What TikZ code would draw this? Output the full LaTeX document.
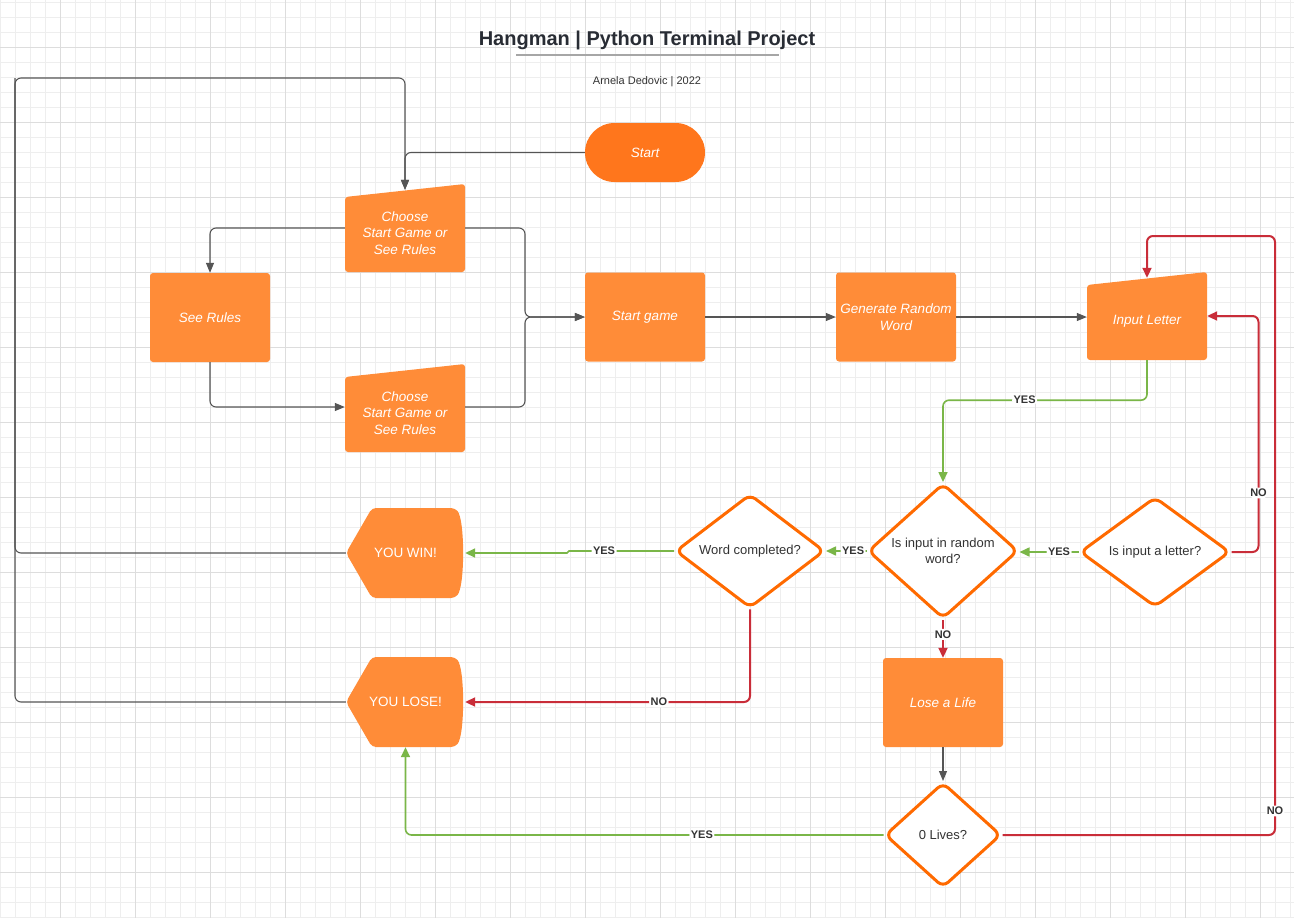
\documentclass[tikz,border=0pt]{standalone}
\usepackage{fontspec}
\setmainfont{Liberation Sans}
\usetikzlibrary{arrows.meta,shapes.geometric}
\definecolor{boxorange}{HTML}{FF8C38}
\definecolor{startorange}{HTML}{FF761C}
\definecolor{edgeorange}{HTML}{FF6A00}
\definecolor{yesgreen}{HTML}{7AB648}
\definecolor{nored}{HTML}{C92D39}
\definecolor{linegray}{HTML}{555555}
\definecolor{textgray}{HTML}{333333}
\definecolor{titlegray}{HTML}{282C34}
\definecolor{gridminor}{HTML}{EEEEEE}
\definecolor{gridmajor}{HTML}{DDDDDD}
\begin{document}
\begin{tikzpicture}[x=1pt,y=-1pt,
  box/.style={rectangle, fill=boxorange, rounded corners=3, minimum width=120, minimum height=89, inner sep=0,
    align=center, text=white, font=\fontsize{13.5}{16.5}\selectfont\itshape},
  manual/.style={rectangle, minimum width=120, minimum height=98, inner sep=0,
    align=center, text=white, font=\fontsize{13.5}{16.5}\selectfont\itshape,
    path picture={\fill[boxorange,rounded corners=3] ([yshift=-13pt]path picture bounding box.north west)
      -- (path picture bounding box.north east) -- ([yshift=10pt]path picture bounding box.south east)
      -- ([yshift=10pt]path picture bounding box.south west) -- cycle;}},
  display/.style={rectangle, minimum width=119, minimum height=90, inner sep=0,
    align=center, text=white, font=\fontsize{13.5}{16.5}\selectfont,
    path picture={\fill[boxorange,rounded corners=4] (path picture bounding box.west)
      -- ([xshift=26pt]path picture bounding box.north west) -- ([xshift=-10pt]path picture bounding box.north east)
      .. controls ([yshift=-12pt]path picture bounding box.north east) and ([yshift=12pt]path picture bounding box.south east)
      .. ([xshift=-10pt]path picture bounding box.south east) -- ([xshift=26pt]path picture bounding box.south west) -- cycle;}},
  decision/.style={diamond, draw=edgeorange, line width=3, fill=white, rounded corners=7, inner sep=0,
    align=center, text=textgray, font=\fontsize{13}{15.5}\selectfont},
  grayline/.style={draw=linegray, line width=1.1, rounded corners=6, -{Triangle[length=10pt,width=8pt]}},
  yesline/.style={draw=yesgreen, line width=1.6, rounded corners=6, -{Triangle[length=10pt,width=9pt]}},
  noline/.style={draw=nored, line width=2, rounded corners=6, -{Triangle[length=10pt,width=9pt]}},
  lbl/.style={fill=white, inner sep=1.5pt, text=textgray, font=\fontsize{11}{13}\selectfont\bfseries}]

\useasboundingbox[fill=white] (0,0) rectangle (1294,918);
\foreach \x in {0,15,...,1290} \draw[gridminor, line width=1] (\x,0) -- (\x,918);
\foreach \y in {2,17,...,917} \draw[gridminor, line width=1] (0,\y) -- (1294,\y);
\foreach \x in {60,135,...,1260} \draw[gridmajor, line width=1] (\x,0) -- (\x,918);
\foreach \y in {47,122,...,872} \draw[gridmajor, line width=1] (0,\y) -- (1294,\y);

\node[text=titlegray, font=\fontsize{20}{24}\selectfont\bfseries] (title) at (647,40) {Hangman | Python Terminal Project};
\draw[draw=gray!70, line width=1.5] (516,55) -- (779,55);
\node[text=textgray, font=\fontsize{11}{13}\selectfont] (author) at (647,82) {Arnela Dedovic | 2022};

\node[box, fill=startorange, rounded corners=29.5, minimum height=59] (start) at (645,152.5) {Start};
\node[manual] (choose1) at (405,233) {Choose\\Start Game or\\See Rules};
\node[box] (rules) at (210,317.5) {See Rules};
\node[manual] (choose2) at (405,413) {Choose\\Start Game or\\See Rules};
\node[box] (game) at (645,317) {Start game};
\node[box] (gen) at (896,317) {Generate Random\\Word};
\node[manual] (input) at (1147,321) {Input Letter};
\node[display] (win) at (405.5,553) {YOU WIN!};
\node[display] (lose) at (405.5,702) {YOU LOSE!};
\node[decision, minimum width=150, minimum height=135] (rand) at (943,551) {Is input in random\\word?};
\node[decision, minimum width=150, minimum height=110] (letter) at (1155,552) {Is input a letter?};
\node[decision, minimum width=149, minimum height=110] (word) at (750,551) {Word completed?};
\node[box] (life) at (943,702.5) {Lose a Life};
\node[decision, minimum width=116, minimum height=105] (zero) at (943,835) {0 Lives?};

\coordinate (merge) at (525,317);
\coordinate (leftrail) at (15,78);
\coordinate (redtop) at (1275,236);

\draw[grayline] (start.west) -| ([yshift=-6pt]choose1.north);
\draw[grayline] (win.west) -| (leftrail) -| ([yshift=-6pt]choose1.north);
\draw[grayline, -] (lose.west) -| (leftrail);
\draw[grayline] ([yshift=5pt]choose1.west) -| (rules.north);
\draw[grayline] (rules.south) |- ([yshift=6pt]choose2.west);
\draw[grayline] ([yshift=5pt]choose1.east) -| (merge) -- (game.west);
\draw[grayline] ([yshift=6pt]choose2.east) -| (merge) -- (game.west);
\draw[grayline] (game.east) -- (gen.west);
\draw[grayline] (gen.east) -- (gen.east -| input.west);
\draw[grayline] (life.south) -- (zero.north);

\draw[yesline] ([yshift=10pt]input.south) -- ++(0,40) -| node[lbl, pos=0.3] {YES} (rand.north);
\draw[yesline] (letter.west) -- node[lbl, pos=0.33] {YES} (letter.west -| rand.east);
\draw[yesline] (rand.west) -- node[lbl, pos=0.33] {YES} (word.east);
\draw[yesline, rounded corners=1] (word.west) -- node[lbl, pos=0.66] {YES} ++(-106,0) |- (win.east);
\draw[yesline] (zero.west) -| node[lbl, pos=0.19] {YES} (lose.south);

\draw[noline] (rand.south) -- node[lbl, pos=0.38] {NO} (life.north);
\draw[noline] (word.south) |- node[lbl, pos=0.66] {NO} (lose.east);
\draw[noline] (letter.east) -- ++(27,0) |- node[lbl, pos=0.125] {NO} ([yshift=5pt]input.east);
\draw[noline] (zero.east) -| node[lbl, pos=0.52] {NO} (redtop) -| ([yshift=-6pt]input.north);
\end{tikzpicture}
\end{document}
○ ○ ○ ○ ○ ○ ○
**BRIEF**
Output the data exactly. Pictures don't belong in the result.

**RESPONSE TO THIS EXERCISE**
What TikZ code would draw this? Output the full LaTeX document.
\documentclass[tikz,border=0pt]{standalone}
\usepackage{fontspec}
\setmainfont{Liberation Sans}
\usetikzlibrary{arrows.meta,shapes.geometric}
\definecolor{boxorange}{HTML}{FF8C38}
\definecolor{startorange}{HTML}{FF761C}
\definecolor{edgeorange}{HTML}{FF6A00}
\definecolor{yesgreen}{HTML}{7AB648}
\definecolor{nored}{HTML}{C92D39}
\definecolor{linegray}{HTML}{555555}
\definecolor{textgray}{HTML}{333333}
\definecolor{titlegray}{HTML}{282C34}
\definecolor{gridminor}{HTML}{EEEEEE}
\definecolor{gridmajor}{HTML}{DDDDDD}
\begin{document}
\begin{tikzpicture}[x=1pt,y=-1pt,
  box/.style={rectangle, fill=boxorange, rounded corners=3, minimum width=120, minimum height=89, inner sep=0,
    align=center, text=white, font=\fontsize{13.5}{16.5}\selectfont\itshape},
  manual/.style={rectangle, minimum width=120, minimum height=98, inner sep=0,
    align=center, text=white, font=\fontsize{13.5}{16.5}\selectfont\itshape,
    path picture={\fill[boxorange,rounded corners=3] ([yshift=-13pt]path picture bounding box.north west)
      -- (path picture bounding box.north east) -- ([yshift=10pt]path picture bounding box.south east)
      -- ([yshift=10pt]path picture bounding box.south west) -- cycle;}},
  display/.style={rectangle, minimum width=119, minimum height=90, inner sep=0,
    align=center, text=white, font=\fontsize{13.5}{16.5}\selectfont,
    path picture={\fill[boxorange,rounded corners=4] (path picture bounding box.west)
      -- ([xshift=26pt]path picture bounding box.north west) -- ([xshift=-10pt]path picture bounding box.north east)
      .. controls ([yshift=-12pt]path picture bounding box.north east) and ([yshift=12pt]path picture bounding box.south east)
      .. ([xshift=-10pt]path picture bounding box.south east) -- ([xshift=26pt]path picture bounding box.south west) -- cycle;}},
  decision/.style={diamond, draw=edgeorange, line width=3, fill=white, rounded corners=7, inner sep=0,
    align=center, text=textgray, font=\fontsize{13}{15.5}\selectfont},
  grayline/.style={draw=linegray, line width=1.1, rounded corners=6, -{Triangle[length=10pt,width=8pt]}},
  yesline/.style={draw=yesgreen, line width=1.6, rounded corners=6, -{Triangle[length=10pt,width=9pt]}},
  noline/.style={draw=nored, line width=2, rounded corners=6, -{Triangle[length=10pt,width=9pt]}},
  lbl/.style={fill=white, inner sep=1.5pt, text=textgray, font=\fontsize{11}{13}\selectfont\bfseries}]

\useasboundingbox[fill=white] (0,0) rectangle (1294,918);
\foreach \x in {0,15,...,1290} \draw[gridminor, line width=1] (\x,0) -- (\x,918);
\foreach \y in {2,17,...,917} \draw[gridminor, line width=1] (0,\y) -- (1294,\y);
\foreach \x in {60,135,...,1260} \draw[gridmajor, line width=1] (\x,0) -- (\x,918);
\foreach \y in {47,122,...,872} \draw[gridmajor, line width=1] (0,\y) -- (1294,\y);

\node[text=titlegray, font=\fontsize{20}{24}\selectfont\bfseries] (title) at (647,40) {Hangman | Python Terminal Project};
\draw[draw=gray!70, line width=1.5] (516,55) -- (779,55);
\node[text=textgray, font=\fontsize{11}{13}\selectfont] (author) at (647,82) {Arnela Dedovic | 2022};

\node[box, fill=startorange, rounded corners=29.5, minimum height=59] (start) at (645,152.5) {Start};
\node[manual] (choose1) at (405,233) {Choose\\Start Game or\\See Rules};
\node[box] (rules) at (210,317.5) {See Rules};
\node[manual] (choose2) at (405,413) {Choose\\Start Game or\\See Rules};
\node[box] (game) at (645,317) {Start game};
\node[box] (gen) at (896,317) {Generate Random\\Word};
\node[manual] (input) at (1147,321) {Input Letter};
\node[display] (win) at (405.5,553) {YOU WIN!};
\node[display] (lose) at (405.5,702) {YOU LOSE!};
\node[decision, minimum width=150, minimum height=135] (rand) at (943,551) {Is input in random\\word?};
\node[decision, minimum width=150, minimum height=110] (letter) at (1155,552) {Is input a letter?};
\node[decision, minimum width=149, minimum height=110] (word) at (750,551) {Word completed?};
\node[box] (life) at (943,702.5) {Lose a Life};
\node[decision, minimum width=116, minimum height=105] (zero) at (943,835) {0 Lives?};

\coordinate (merge) at (525,317);
\coordinate (leftrail) at (15,78);
\coordinate (redtop) at (1275,236);

\draw[grayline] (start.west) -| ([yshift=-6pt]choose1.north);
\draw[grayline] (win.west) -| (leftrail) -| ([yshift=-6pt]choose1.north);
\draw[grayline, -] (lose.west) -| (leftrail);
\draw[grayline] ([yshift=5pt]choose1.west) -| (rules.north);
\draw[grayline] (rules.south) |- ([yshift=6pt]choose2.west);
\draw[grayline] ([yshift=5pt]choose1.east) -| (merge) -- (game.west);
\draw[grayline] ([yshift=6pt]choose2.east) -| (merge) -- (game.west);
\draw[grayline] (game.east) -- (gen.west);
\draw[grayline] (gen.east) -- (gen.east -| input.west);
\draw[grayline] (life.south) -- (zero.north);

\draw[yesline] ([yshift=10pt]input.south) -- ++(0,40) -| node[lbl, pos=0.3] {YES} (rand.north);
\draw[yesline] (letter.west) -- node[lbl, pos=0.33] {YES} (letter.west -| rand.east);
\draw[yesline] (rand.west) -- node[lbl, pos=0.33] {YES} (word.east);
\draw[yesline, rounded corners=1] (word.west) -- node[lbl, pos=0.66] {YES} ++(-106,0) |- (win.east);
\draw[yesline] (zero.west) -| node[lbl, pos=0.19] {YES} (lose.south);

\draw[noline] (rand.south) -- node[lbl, pos=0.38] {NO} (life.north);
\draw[noline] (word.south) |- node[lbl, pos=0.66] {NO} (lose.east);
\draw[noline] (letter.east) -- ++(27,0) |- node[lbl, pos=0.125] {NO} ([yshift=5pt]input.east);
\draw[noline] (zero.east) -| node[lbl, pos=0.52] {NO} (redtop) -| ([yshift=-6pt]input.north);
\end{tikzpicture}
\end{document}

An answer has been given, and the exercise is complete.